The exercise – Leave out all pictures. Return exactly the lines from the top of the material through the line containing "const step = (height".

-------

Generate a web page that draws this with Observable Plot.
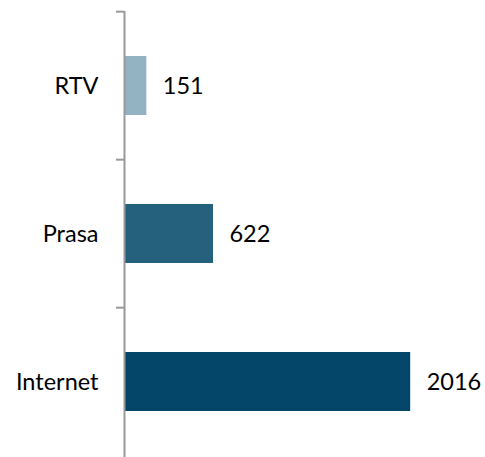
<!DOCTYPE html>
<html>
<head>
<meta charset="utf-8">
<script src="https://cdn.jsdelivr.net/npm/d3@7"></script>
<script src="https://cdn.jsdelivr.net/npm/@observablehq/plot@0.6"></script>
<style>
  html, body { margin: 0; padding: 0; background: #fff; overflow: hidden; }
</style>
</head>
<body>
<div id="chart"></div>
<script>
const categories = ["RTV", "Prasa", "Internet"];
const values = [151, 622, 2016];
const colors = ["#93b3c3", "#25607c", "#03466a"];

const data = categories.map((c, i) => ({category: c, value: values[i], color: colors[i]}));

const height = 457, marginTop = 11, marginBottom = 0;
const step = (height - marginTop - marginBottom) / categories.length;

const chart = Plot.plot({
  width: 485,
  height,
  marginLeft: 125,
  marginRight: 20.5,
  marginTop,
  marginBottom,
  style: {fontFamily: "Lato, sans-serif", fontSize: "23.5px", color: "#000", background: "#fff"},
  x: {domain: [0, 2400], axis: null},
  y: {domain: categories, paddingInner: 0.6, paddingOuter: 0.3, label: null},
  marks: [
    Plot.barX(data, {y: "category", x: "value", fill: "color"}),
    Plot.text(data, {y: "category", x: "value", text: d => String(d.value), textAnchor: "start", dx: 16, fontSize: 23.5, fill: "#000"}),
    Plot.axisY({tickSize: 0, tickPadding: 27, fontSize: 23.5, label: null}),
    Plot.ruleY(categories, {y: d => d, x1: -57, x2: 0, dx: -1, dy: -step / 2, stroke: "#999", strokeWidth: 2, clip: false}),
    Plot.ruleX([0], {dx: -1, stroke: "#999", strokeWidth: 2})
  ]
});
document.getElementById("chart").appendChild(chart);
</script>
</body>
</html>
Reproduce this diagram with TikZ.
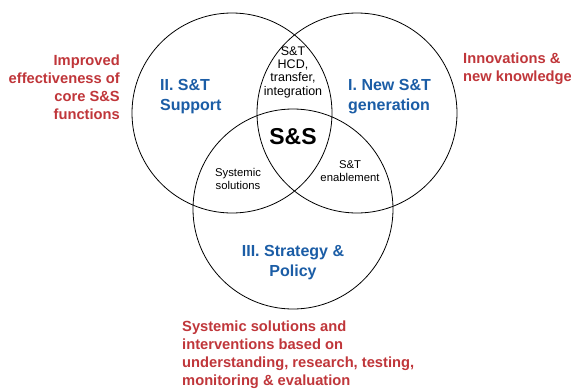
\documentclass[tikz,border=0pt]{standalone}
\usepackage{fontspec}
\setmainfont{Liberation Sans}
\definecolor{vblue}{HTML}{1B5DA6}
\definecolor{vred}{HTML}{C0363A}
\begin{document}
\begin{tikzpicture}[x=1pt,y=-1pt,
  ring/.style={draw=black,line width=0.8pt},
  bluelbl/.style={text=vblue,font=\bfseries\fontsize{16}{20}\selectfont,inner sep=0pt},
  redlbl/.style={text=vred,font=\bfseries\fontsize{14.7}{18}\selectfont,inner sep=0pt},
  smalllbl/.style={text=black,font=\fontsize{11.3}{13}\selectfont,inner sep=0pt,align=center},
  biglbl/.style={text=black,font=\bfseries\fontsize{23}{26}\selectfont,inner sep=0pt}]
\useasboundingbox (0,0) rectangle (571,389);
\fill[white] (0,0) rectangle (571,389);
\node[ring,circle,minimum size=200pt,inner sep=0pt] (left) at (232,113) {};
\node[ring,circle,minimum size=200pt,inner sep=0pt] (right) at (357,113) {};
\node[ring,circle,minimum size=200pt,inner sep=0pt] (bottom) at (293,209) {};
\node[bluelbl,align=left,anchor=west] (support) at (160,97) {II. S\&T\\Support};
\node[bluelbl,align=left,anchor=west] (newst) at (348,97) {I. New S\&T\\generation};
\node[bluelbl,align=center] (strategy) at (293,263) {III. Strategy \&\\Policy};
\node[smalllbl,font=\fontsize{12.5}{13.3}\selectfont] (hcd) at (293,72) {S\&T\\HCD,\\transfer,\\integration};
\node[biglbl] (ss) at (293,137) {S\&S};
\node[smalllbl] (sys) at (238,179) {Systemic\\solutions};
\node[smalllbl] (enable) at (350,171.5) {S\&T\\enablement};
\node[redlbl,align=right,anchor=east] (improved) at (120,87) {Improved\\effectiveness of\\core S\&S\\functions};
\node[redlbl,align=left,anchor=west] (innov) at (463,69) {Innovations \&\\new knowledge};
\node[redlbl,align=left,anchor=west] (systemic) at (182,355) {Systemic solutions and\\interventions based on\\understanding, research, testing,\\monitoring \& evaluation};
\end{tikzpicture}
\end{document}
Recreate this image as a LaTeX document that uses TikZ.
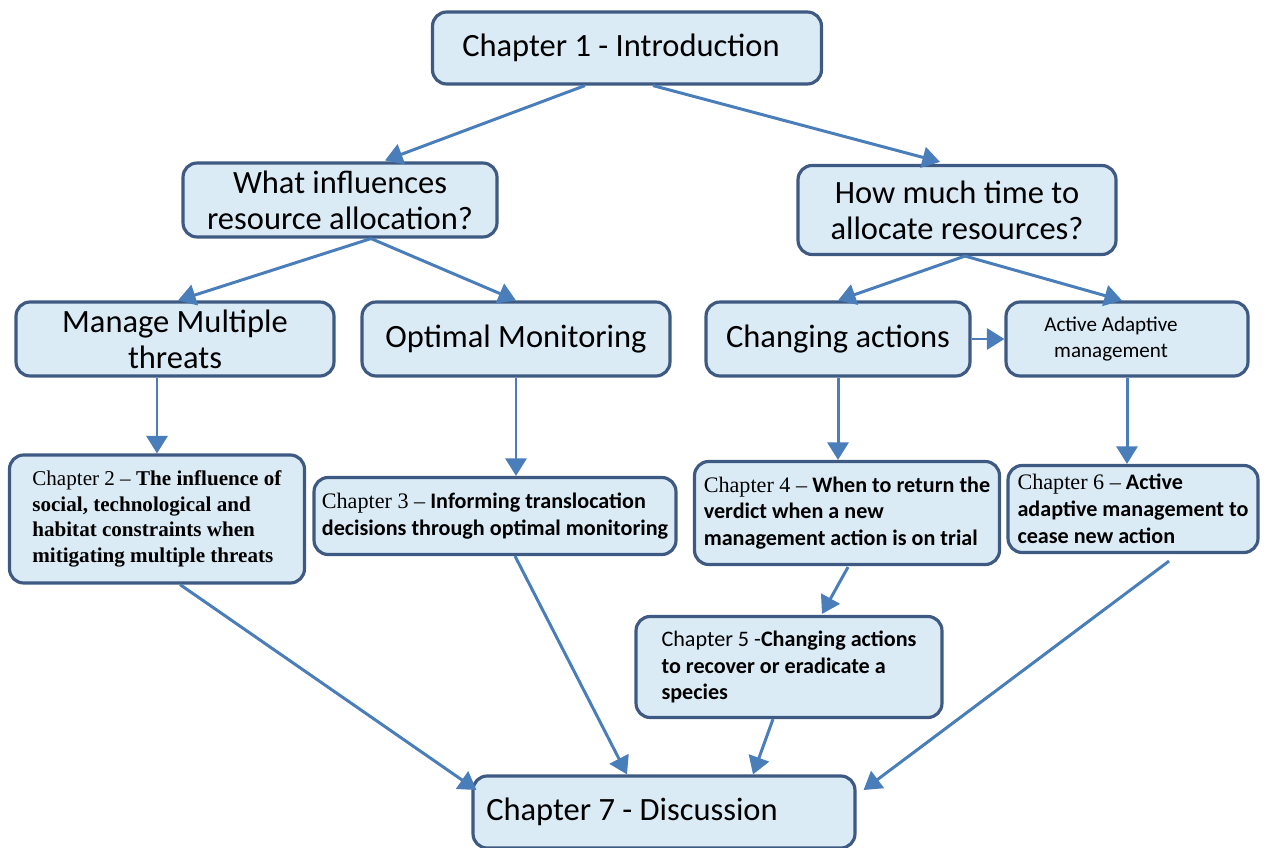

-------

Written answer –
Generate a web page that draws this with Observable Plot.
<!DOCTYPE html>
<html>
<head>
<meta charset="utf-8">
<script src="https://cdn.jsdelivr.net/npm/d3@7"></script>
<script src="https://cdn.jsdelivr.net/npm/@observablehq/plot@0.6"></script>
<style>
  html, body { margin: 0; padding: 0; background: #fff; overflow: hidden; }
</style>
</head>
<body>
<div id="chart"></div>
<script>
const categories = ["RTV", "Prasa", "Internet"];
const values = [151, 622, 2016];
const colors = ["#93b3c3", "#25607c", "#03466a"];

const data = categories.map((c, i) => ({category: c, value: values[i], color: colors[i]}));

const height = 457, marginTop = 11, marginBottom = 0;
const step = (height - marginTop - marginBottom) / categories.length;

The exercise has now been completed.